Treasury yields eased Wednesday, taking off some of that pressure. The 10-year Treasury yield fell back further from its highest level since 2007, down to 4.20 per cent from 4.33 per cent late Tuesday.

A preliminary reading of US services and manufacturing businesses eased to a six-month low, sending yields lower across the bond market. The measure of output from S&P Global Market Intelligence still indicated growth, but less as inflation and higher interest rates bite into activity.

“A near-stalling of business activity in August raises doubts over the strength of US economic growth in the third quarter,” said Chris Williamson, chief business economist at S&P Global Market Intelligence.

For now, softer-than-expected data on the economy may be good for markets. That’s because a string of surprisingly strong reports recently has raised expectations for the Federal Reserve to keep interest rates higher for longer. The Fed has already hiked its main interest rate to the highest level since 2001 in hopes of grinding down high inflation.

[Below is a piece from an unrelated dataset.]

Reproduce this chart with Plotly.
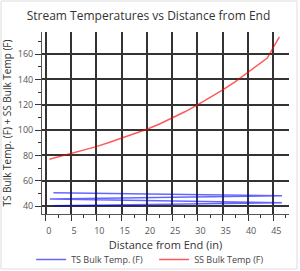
import plotly.graph_objects as go

# Tube side (multi-pass, back and forth along the exchanger)
ts_x = [1.5, 46.7, 0.8, 46.7, 1.5]
ts_y = [40.2, 42.6, 45.5, 48.1, 50.5]

# Shell side
ss_x = [0.7, 2.5, 5, 7.5, 10, 12.5, 15, 17.5, 20, 22.5, 25, 27.5, 30, 32.5, 35, 37.5, 40, 43.8, 46.2]
ss_y = [76.9, 78.8, 81.0, 83.8, 86.9, 90.1, 93.5, 97.0, 100.6, 104.8, 109.3, 114.4, 119.8, 125.6, 131.7, 138.3, 145.4, 156.8, 173.6]

title = "Stream Temperatures vs Distance from End"
x_title = "Distance from End (in)"
y_title = "TS Bulk Temp. (F) + SS Bulk Temp (F)"

FONT = "Open Sans"

fig = go.Figure()
fig.add_trace(go.Scatter(x=ts_x, y=ts_y, mode="lines", name="TS Bulk Temp. (F)",
                         line=dict(color="rgba(0,0,255,0.6)", width=1.5)))
fig.add_trace(go.Scatter(x=ss_x, y=ss_y, mode="lines", name="SS Bulk Temp (F)",
                         line=dict(color="rgba(255,0,0,0.65)", width=1.5)))

L, R, T, B = 42, 11, 32, 57
W, H = 300, 271
pw, ph = W - L - R, H - T - B

fig.update_layout(
    width=W, height=H,
    margin=dict(l=L, r=R, t=T, b=B, autoexpand=False),
    paper_bgcolor="white", plot_bgcolor="white",
    font=dict(family=FONT, color="#444"),
    title=dict(text=title, x=0.495, xanchor="center", y=1 - 16 / H, yanchor="middle",
               font=dict(size=12, color="#333", family=FONT)),
    showlegend=True,
    legend=dict(orientation="h", x=-0.044, xanchor="left", y=(H - B - 245) / ph, yanchor="top",
                font=dict(size=9, color="#444"), bgcolor="rgba(0,0,0,0)",
                entrywidth=78, entrywidthmode="pixels"),
    xaxis=dict(range=[-0.75, 48.1], tick0=0, dtick=5, showgrid=True,
               gridcolor="#333", gridwidth=1.5, zeroline=False,
               showline=True, linecolor="#555", linewidth=1,
               ticks="outside", ticklen=6, tickcolor="#333", tickwidth=1,
               minor=dict(dtick=2.5, ticks="outside", ticklen=3, tickcolor="#333", showgrid=False),
               tickfont=dict(size=9, color="#555"), ticklabelshift=3, ticklabelstandoff=2,
               title=dict(text=x_title, font=dict(size=11, color="#333"), standoff=2)),
    yaxis=dict(range=[33.7, 177.4], tick0=0, dtick=20, showgrid=True,
               gridcolor="#333", gridwidth=1.5, zeroline=False,
               showline=True, linecolor="#555", linewidth=1,
               ticks="outside", ticklen=6, tickcolor="#333", tickwidth=1,
               minor=dict(dtick=10, ticks="outside", ticklen=3, tickcolor="#333", showgrid=False),
               tickfont=dict(size=9, color="#555"),
               title=dict(text=y_title, font=dict(size=10, color="#333"), standoff=4)),
)

# Light outer frame around the chart
fig.add_shape(type="rect", xref="paper", yref="paper",
              x0=(1 - L) / pw, x1=(297 - L) / pw,
              y0=(H - B - 269) / ph, y1=(H - B - 1) / ph,
              line=dict(color="#ddd", width=1), fillcolor="rgba(0,0,0,0)", layer="below")

fig.write_html("out.html")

High rates work by slowing the entire economy and hurting prices for investments, and they’ve helped inflation to ease since it peaked above 9 per cent last summer. But a still-solid job market and spending by US households threaten to make it difficult for inflation to come down the last percentage point to the Fed’s target of 2 per cent.

That’s why the main event of the week for markets could be a speech on Friday by Fed Chair Jerome Powell. He will be speaking at a Jackson Hole, Wyoming, event that’s been the setting for major policy announcements by the Fed in the past.

The hope among traders has been that the Fed has already hiked rates for the final time this cycle and that it will begin cutting rates early next year. But such hopes have been diminishing with each stronger-than-expected report on the economy that’s come in recently.

The two-year Treasury yield, which closely tracks expectations for the Fed, has also jumped recently, though it eased back like the 10-year yield on Wednesday. It fell to 4.95 per cent from 5.05 per cent.

On Wall Street, clothing retailer Abercrombie & Fitch surged 23.4 per cent after reporting strong second-quarter financial results.

Toll Brothers rose 3.8 per cent after the homebuilder reported stronger profit than expected. It earlier had struggled as higher mortgage rates hurt the entire housing industry.

Foot Locker tumbled 30.6 per cent after reporting weaker profit for the latest quarter than expected. The company also paused its dividend and cut its financial forecasts for the full year, describing a “still-tough consumer backdrop.”

Shares of companies that make products sold in Foot Locker stores were also weak. Nike fell 2.6 per cent.

In markets abroad, stock indexes were mixed across Europe and Asia.